▶ [Exercise input]

********

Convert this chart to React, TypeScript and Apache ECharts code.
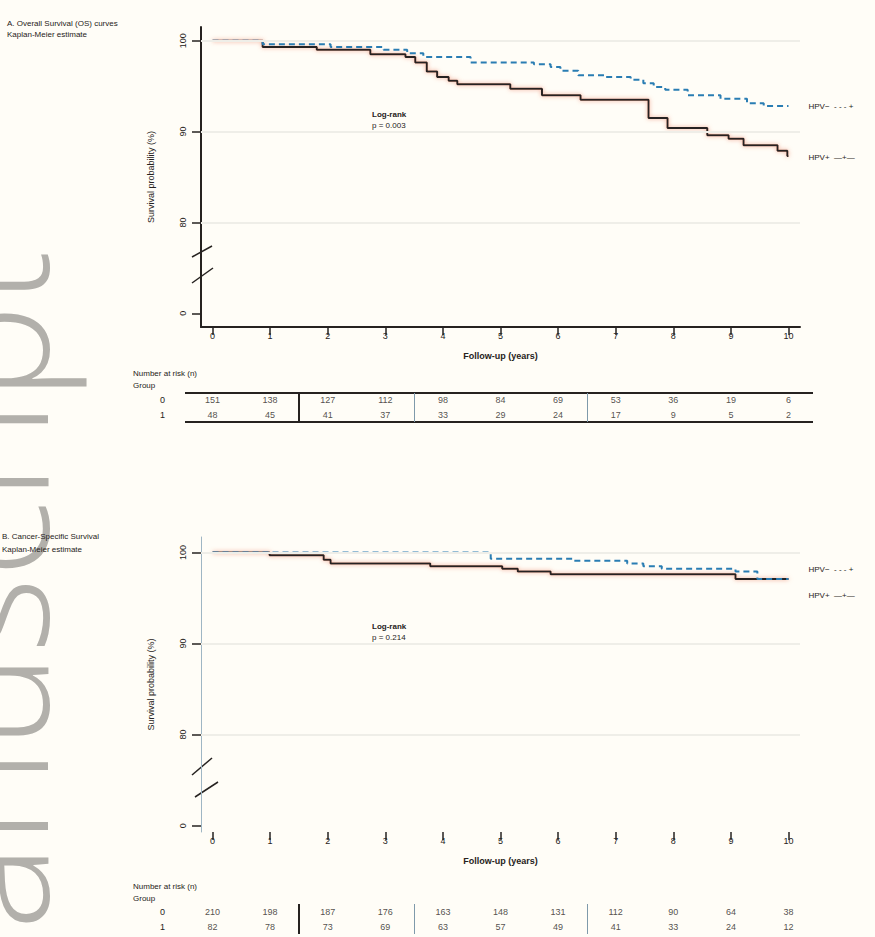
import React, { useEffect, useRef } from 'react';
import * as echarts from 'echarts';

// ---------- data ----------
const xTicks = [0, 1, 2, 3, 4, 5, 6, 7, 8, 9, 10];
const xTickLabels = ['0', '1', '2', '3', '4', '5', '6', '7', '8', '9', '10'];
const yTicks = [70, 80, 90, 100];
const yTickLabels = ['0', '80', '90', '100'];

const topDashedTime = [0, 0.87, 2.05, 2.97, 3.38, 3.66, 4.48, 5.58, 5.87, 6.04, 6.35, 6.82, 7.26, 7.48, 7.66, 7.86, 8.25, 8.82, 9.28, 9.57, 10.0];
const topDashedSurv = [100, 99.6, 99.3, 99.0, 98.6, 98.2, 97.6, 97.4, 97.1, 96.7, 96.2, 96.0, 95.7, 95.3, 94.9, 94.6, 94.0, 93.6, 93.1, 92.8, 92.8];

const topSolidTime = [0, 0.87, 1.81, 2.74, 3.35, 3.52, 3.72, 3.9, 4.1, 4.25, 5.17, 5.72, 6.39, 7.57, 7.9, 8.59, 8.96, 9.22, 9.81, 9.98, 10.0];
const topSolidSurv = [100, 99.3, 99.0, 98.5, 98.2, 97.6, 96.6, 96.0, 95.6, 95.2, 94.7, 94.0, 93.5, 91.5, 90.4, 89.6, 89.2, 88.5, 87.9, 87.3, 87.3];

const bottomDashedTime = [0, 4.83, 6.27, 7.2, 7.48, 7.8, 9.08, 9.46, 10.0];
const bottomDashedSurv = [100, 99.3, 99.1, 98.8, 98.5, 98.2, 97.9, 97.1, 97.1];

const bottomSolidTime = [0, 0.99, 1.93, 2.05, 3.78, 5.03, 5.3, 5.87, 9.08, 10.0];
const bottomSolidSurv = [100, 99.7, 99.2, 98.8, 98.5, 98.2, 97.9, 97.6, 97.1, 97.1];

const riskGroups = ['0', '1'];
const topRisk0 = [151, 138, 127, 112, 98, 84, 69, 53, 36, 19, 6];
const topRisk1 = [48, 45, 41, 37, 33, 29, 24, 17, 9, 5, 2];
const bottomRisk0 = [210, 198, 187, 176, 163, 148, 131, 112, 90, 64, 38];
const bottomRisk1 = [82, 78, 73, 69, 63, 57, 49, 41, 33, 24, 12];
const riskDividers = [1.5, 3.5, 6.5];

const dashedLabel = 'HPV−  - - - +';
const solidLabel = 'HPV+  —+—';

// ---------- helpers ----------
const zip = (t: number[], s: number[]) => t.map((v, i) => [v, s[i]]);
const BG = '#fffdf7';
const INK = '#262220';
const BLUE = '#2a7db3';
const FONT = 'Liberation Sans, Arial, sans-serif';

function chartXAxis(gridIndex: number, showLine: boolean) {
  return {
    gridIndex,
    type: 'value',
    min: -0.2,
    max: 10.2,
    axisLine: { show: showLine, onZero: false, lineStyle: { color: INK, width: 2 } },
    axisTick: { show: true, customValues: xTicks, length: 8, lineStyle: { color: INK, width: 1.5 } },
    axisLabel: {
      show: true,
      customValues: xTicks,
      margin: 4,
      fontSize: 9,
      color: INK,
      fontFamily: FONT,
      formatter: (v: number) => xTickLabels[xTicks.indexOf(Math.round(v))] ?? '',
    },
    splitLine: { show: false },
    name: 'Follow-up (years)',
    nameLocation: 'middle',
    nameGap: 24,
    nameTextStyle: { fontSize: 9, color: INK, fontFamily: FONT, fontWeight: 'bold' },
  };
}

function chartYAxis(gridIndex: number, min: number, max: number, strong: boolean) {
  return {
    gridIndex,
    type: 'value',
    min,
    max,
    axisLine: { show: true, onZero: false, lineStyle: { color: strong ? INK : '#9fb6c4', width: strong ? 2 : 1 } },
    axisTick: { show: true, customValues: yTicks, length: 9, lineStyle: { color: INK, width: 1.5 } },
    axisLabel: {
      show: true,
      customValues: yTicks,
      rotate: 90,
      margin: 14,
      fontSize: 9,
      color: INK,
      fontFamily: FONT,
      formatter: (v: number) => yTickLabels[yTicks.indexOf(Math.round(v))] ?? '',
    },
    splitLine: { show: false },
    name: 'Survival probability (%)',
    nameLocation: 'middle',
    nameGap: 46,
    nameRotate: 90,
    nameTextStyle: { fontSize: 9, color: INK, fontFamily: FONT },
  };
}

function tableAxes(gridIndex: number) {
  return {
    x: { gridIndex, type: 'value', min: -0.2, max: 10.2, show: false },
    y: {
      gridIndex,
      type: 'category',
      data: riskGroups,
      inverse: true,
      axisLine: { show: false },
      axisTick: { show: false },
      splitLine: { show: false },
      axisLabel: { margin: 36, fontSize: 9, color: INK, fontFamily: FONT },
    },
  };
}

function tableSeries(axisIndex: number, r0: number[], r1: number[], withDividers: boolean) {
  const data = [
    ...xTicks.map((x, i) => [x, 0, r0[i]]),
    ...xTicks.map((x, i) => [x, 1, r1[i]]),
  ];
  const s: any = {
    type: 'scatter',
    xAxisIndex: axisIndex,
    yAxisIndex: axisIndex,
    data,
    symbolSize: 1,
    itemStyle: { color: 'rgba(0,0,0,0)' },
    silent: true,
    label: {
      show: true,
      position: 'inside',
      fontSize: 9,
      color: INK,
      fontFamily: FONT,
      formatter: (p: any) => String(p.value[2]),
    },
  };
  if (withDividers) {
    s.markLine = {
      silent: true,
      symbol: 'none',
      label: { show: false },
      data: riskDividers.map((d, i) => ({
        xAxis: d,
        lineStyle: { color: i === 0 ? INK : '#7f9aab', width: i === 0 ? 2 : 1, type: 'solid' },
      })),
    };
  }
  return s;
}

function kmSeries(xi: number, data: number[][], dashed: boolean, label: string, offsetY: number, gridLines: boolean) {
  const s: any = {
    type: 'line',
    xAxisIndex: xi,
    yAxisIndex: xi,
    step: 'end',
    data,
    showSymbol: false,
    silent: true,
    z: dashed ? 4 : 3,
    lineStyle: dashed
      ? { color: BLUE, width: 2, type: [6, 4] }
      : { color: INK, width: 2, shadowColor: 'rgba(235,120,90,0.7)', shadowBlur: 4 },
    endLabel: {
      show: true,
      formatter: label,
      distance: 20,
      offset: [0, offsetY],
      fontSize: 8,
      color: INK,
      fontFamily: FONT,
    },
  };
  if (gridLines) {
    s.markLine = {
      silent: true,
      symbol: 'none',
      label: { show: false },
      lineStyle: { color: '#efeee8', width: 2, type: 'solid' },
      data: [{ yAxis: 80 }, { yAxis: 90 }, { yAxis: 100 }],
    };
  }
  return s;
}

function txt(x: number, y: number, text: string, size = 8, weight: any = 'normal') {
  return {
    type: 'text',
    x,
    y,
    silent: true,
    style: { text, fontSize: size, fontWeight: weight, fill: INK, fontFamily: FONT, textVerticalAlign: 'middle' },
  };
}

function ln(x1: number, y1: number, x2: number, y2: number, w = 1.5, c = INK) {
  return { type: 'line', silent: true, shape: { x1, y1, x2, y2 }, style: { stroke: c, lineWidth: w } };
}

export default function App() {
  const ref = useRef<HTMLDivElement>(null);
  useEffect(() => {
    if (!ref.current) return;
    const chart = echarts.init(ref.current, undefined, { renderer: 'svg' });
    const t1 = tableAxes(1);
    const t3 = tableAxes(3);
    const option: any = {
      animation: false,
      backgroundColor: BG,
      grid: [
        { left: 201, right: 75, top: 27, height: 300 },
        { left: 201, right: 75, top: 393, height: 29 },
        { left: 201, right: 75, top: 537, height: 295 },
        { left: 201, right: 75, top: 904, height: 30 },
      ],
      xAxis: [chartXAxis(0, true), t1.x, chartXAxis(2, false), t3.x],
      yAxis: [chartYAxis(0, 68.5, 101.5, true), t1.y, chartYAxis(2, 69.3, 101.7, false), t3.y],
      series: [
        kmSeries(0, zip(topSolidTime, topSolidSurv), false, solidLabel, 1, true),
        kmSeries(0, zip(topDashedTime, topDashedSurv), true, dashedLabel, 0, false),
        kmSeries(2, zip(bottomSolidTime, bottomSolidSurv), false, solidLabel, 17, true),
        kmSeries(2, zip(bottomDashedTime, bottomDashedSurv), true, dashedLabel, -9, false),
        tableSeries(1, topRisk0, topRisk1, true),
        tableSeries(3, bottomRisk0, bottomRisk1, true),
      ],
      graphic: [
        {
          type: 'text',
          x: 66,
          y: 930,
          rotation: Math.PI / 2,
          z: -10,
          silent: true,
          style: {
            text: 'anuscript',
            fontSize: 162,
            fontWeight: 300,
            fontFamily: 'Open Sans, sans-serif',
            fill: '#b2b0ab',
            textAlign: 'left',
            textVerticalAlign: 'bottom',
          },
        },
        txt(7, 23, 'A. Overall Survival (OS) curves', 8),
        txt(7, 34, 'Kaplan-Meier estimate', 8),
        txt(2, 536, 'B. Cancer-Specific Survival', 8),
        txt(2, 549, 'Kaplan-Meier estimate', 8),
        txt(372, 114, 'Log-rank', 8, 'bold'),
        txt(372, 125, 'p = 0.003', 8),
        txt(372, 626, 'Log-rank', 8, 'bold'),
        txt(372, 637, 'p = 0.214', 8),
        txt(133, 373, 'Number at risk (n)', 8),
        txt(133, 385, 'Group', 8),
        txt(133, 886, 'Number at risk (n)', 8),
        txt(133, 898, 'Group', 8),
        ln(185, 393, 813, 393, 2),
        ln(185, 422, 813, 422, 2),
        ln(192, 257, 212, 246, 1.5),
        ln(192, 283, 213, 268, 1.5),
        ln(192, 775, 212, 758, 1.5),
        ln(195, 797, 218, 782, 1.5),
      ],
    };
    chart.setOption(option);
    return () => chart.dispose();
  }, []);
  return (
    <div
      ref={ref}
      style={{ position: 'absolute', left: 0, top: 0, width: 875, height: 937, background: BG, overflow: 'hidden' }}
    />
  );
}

********

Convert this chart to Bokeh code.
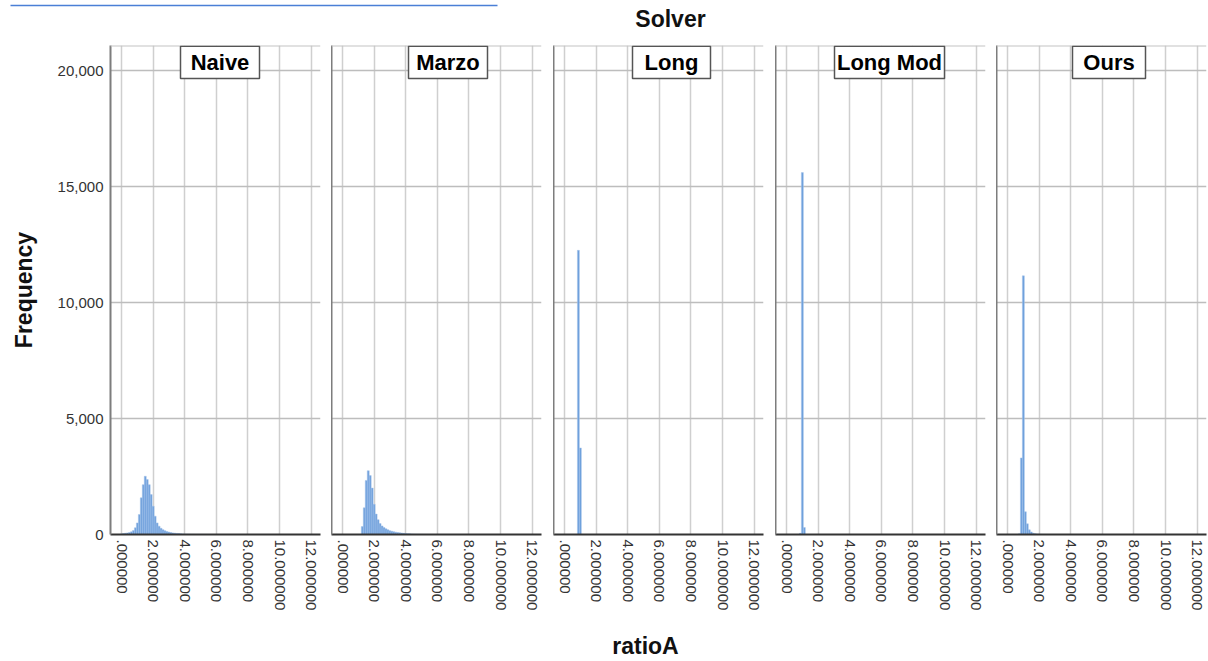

********

▶ [Your instructions]
Of the lines in the records, determine how many contain the word "Convert", and report that number alone.

▶ [Task output]
2